**STATED TASK**
Copy every line in which the string "this" occurs.

-------- STORED DATA

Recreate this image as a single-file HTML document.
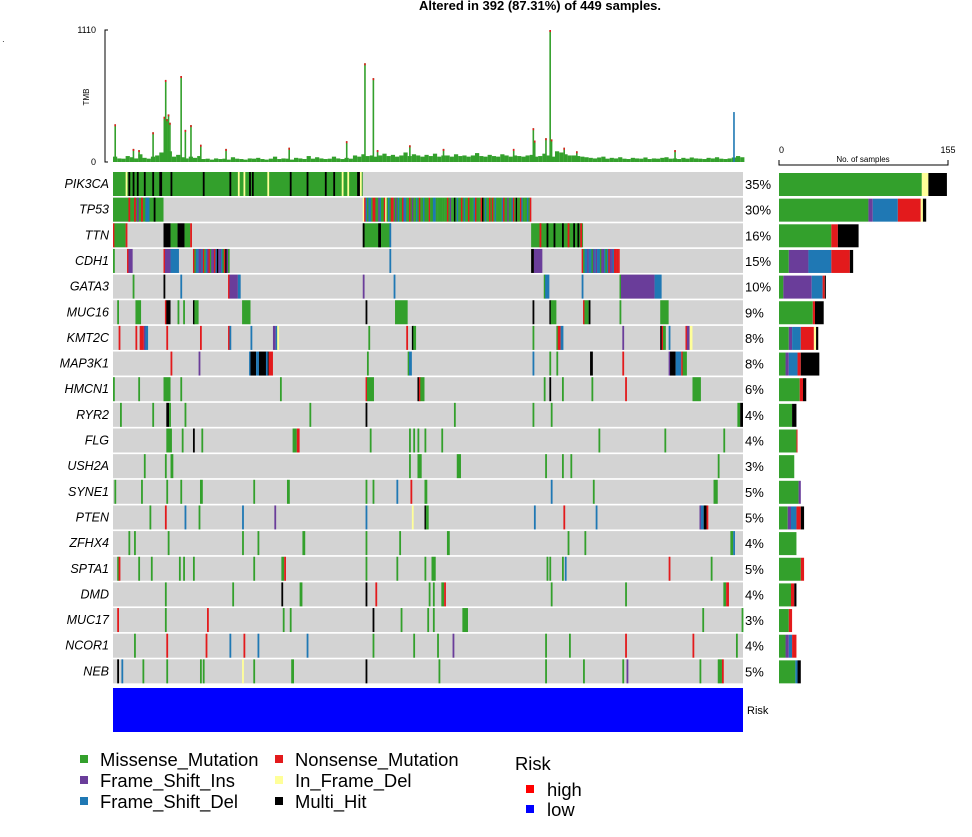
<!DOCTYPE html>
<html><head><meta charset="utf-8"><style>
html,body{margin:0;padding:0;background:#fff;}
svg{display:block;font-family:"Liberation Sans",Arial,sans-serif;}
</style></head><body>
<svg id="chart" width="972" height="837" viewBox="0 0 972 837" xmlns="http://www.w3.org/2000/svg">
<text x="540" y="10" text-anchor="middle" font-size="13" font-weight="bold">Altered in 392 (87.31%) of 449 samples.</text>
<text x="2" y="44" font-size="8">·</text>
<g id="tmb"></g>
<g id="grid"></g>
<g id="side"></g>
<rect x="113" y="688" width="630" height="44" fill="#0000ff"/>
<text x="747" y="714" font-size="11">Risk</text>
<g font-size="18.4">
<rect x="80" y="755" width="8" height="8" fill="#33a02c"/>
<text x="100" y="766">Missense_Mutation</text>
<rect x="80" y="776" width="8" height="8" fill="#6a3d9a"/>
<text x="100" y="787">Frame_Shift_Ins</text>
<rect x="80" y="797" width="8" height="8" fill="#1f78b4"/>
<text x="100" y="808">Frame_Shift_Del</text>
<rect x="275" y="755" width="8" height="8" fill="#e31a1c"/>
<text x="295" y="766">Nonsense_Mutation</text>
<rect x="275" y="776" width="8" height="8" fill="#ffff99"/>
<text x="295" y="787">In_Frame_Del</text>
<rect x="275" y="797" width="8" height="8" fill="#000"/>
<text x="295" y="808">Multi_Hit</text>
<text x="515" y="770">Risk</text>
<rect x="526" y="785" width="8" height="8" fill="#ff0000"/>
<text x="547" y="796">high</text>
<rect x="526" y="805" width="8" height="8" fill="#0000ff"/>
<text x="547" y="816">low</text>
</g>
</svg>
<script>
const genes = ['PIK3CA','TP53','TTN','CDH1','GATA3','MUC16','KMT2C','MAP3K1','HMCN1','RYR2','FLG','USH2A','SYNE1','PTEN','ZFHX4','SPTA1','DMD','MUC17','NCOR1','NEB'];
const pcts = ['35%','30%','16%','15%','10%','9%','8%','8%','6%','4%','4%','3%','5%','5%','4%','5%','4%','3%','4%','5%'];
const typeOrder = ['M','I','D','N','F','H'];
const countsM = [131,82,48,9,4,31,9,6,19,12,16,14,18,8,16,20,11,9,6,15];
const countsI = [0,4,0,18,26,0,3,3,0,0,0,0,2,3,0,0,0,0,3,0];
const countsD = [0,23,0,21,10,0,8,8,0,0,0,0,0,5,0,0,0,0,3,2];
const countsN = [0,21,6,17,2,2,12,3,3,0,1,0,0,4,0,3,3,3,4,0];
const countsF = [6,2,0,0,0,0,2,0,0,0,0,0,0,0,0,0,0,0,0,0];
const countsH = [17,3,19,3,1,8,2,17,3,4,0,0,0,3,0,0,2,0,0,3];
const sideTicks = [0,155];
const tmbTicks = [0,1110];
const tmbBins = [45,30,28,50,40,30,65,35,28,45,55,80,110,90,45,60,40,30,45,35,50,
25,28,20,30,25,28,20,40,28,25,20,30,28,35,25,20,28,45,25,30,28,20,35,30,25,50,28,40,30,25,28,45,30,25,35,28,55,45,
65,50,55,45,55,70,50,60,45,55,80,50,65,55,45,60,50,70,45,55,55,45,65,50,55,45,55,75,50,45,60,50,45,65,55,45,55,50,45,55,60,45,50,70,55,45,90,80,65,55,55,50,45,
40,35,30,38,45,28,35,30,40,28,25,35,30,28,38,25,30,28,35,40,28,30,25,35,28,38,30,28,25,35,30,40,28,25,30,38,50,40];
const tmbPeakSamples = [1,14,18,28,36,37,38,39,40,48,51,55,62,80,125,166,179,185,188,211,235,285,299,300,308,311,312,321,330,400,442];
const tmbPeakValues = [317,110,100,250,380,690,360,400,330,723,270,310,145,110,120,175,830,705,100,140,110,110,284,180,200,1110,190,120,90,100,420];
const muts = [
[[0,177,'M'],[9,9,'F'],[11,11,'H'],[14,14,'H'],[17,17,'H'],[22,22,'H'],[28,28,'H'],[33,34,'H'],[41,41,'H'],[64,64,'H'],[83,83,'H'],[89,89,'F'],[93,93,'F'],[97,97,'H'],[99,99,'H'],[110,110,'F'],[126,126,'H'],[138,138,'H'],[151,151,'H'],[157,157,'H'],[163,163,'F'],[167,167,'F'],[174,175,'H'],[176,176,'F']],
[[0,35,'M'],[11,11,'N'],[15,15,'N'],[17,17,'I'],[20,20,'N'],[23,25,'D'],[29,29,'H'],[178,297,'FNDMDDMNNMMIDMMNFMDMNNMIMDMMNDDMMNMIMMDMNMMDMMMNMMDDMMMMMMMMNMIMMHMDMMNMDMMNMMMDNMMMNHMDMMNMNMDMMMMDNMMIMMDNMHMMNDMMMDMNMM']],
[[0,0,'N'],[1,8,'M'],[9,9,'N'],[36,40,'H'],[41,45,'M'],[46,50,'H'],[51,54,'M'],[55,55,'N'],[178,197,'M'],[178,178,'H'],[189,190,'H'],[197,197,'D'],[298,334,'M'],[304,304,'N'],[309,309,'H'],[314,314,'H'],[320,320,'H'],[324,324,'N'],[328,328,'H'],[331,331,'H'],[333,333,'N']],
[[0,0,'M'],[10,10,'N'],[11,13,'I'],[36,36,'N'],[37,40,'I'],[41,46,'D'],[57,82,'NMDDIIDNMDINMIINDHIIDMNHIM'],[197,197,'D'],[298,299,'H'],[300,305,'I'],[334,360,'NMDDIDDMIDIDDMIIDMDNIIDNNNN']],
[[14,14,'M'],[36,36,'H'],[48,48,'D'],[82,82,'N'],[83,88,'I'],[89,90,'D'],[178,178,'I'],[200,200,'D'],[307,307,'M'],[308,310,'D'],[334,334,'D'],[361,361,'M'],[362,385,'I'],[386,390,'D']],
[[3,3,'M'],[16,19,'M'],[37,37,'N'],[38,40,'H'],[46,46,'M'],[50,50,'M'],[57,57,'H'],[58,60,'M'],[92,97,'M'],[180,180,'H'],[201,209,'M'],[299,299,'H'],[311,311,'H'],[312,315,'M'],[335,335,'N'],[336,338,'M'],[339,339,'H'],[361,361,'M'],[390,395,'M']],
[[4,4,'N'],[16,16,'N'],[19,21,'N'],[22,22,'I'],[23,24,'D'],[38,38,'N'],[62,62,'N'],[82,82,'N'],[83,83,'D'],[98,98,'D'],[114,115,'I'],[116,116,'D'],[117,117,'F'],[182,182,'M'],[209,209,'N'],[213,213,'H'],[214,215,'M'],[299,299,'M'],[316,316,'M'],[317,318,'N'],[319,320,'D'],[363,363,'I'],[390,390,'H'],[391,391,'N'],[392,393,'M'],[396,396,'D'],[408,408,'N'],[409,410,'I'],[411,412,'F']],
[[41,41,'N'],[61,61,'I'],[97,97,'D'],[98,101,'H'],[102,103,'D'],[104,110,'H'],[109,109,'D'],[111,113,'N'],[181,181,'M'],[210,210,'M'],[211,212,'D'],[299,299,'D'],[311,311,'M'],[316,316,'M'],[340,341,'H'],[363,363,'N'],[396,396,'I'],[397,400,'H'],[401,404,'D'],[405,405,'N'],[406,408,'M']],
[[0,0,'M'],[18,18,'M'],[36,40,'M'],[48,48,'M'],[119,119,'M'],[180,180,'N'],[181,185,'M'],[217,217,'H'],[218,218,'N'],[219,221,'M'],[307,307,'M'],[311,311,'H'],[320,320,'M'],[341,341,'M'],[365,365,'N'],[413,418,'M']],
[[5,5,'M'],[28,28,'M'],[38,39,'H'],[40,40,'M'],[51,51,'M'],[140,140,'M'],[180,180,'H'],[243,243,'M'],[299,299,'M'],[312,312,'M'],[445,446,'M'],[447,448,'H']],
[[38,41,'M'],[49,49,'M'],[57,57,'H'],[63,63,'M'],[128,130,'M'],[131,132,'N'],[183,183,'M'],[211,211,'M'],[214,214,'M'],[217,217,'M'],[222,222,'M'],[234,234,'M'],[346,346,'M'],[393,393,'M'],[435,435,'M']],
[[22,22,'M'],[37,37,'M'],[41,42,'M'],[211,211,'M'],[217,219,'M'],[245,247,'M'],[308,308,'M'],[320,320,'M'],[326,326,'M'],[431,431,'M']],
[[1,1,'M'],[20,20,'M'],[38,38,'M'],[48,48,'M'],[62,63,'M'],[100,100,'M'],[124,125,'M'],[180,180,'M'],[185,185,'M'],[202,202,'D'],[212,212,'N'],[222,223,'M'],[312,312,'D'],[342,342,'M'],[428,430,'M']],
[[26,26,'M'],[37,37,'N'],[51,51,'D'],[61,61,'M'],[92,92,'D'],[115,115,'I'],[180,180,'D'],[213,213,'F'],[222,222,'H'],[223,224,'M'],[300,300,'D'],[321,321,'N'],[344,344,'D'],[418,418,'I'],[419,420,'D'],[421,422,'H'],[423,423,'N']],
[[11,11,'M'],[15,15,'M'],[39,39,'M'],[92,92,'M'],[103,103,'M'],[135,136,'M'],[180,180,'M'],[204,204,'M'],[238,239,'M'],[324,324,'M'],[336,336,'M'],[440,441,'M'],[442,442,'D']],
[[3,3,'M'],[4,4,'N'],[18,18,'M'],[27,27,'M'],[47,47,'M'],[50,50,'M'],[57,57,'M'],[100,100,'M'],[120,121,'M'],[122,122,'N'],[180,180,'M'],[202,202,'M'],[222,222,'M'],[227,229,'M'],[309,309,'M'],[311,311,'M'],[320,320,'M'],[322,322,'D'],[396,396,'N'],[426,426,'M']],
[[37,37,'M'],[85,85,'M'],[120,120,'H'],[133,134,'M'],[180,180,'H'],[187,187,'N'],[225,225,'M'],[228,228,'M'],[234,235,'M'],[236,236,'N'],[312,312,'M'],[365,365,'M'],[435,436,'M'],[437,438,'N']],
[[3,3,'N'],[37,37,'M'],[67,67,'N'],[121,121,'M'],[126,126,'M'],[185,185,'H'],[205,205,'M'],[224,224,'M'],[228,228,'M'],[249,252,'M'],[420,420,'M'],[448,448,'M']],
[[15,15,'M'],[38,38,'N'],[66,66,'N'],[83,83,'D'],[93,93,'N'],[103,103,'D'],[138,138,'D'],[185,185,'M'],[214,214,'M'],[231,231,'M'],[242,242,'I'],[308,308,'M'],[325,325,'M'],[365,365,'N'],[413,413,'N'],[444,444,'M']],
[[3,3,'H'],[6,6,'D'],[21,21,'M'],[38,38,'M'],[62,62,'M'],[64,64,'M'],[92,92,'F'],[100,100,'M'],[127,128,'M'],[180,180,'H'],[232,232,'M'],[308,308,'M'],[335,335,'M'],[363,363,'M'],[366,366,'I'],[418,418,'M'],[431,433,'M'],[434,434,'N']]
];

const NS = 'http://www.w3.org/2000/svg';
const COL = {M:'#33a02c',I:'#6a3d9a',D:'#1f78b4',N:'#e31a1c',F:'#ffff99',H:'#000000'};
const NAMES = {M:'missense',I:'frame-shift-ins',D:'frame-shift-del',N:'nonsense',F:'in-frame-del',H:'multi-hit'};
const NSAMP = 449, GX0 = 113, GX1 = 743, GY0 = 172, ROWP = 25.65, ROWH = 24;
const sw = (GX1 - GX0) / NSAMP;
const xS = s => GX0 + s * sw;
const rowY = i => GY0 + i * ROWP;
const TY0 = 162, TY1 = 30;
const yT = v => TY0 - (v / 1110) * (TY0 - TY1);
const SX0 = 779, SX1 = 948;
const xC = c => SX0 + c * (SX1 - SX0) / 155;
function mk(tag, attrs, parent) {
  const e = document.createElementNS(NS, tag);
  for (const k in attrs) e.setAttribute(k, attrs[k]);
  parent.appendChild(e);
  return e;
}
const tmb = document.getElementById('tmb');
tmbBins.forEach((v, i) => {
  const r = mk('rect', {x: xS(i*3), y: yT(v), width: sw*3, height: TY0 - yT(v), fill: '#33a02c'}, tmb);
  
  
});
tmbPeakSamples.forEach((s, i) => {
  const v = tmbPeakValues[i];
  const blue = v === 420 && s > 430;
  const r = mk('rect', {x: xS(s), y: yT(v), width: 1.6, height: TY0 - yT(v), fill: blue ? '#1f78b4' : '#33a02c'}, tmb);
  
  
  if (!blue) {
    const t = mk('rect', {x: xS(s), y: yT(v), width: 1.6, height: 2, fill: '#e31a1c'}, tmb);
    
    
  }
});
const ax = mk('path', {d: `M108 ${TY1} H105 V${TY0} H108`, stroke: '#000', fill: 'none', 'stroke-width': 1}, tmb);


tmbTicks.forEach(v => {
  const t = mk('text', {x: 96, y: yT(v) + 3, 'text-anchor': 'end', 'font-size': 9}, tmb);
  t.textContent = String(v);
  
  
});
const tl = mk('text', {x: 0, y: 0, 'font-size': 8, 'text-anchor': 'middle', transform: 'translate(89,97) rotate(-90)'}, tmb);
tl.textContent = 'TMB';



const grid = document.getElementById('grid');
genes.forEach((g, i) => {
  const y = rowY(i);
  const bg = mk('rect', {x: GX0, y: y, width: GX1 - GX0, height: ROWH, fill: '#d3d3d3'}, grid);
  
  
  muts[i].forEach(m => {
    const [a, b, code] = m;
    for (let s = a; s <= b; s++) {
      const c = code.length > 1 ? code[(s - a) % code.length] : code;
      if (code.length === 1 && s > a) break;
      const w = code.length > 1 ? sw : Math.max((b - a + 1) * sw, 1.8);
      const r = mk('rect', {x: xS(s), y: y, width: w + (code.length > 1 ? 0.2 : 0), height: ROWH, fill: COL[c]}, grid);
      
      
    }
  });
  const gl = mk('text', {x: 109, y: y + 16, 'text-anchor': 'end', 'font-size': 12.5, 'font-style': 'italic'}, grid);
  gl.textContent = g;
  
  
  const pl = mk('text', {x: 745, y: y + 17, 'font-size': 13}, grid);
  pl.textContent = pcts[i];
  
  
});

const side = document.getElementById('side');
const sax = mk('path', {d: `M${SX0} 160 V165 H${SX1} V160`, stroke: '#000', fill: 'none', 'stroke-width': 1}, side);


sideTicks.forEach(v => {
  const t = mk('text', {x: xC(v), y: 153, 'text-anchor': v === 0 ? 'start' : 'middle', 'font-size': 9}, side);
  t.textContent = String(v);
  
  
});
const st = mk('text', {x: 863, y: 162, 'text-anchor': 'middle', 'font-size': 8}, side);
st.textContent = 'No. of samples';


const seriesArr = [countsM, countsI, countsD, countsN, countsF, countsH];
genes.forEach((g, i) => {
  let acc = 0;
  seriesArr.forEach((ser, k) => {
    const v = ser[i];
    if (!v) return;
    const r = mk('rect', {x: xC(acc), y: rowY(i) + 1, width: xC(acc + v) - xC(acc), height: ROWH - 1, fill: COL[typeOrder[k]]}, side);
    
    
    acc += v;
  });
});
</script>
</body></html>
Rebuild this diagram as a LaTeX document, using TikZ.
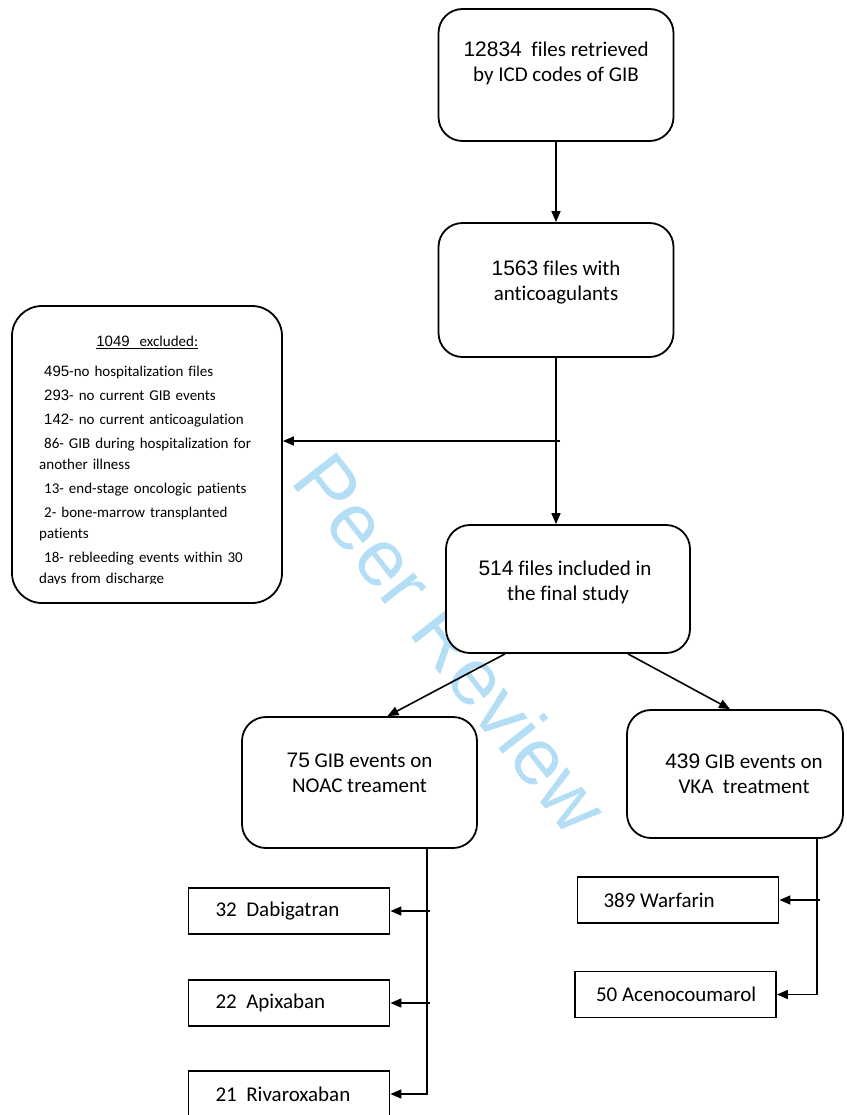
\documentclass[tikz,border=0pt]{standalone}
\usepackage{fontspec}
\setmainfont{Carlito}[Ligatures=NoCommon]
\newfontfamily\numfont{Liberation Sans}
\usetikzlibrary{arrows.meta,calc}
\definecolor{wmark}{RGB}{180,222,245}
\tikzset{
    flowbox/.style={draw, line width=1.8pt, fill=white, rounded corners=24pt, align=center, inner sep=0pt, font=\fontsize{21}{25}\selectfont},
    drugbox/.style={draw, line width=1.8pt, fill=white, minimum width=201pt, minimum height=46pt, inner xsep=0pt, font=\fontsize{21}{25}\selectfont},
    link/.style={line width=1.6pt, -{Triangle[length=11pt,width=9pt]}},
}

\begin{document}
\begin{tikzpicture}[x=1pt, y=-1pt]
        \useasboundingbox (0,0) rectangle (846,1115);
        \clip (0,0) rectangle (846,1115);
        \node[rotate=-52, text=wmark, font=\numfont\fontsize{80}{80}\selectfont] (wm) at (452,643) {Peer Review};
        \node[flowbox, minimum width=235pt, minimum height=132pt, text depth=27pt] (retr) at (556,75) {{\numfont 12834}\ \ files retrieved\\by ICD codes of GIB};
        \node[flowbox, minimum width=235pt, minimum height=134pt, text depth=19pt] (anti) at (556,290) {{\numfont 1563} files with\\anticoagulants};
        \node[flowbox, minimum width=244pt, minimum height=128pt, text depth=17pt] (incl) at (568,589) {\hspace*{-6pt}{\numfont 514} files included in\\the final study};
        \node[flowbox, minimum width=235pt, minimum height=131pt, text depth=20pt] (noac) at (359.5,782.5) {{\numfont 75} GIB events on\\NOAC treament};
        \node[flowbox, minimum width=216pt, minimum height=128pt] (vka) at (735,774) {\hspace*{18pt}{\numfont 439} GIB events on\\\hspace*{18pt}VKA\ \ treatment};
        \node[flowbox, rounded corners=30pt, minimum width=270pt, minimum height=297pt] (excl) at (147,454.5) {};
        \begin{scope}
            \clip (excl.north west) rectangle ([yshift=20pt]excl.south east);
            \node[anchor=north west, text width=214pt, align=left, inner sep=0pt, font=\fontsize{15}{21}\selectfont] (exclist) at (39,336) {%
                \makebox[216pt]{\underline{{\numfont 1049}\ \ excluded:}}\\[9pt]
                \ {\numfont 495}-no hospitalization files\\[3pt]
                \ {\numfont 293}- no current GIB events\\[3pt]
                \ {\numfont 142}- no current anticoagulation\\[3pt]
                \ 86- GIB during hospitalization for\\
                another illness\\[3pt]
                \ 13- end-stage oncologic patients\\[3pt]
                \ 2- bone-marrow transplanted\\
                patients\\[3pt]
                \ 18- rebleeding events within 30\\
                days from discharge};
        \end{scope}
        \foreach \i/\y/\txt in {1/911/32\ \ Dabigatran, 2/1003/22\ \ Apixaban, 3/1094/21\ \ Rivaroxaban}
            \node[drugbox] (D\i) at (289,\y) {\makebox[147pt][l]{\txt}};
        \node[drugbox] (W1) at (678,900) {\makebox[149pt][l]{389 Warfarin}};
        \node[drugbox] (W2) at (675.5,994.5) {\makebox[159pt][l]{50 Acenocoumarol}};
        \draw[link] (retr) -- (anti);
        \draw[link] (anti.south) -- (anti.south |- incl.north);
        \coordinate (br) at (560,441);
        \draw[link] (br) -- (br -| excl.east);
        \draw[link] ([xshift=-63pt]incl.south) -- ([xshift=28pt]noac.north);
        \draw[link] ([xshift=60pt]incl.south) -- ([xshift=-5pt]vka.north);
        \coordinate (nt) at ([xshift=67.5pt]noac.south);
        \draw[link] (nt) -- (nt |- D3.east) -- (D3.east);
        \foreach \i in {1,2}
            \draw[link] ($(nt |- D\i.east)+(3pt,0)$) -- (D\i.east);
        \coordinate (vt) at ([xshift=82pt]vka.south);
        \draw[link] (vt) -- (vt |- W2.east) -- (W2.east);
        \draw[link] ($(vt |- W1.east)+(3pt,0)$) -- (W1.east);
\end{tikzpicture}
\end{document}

----------------

**EXPECTED OUTPUT**
Recreate this image as a single-file HTML document.
Rebuild this diagram as a LaTeX document, using TikZ.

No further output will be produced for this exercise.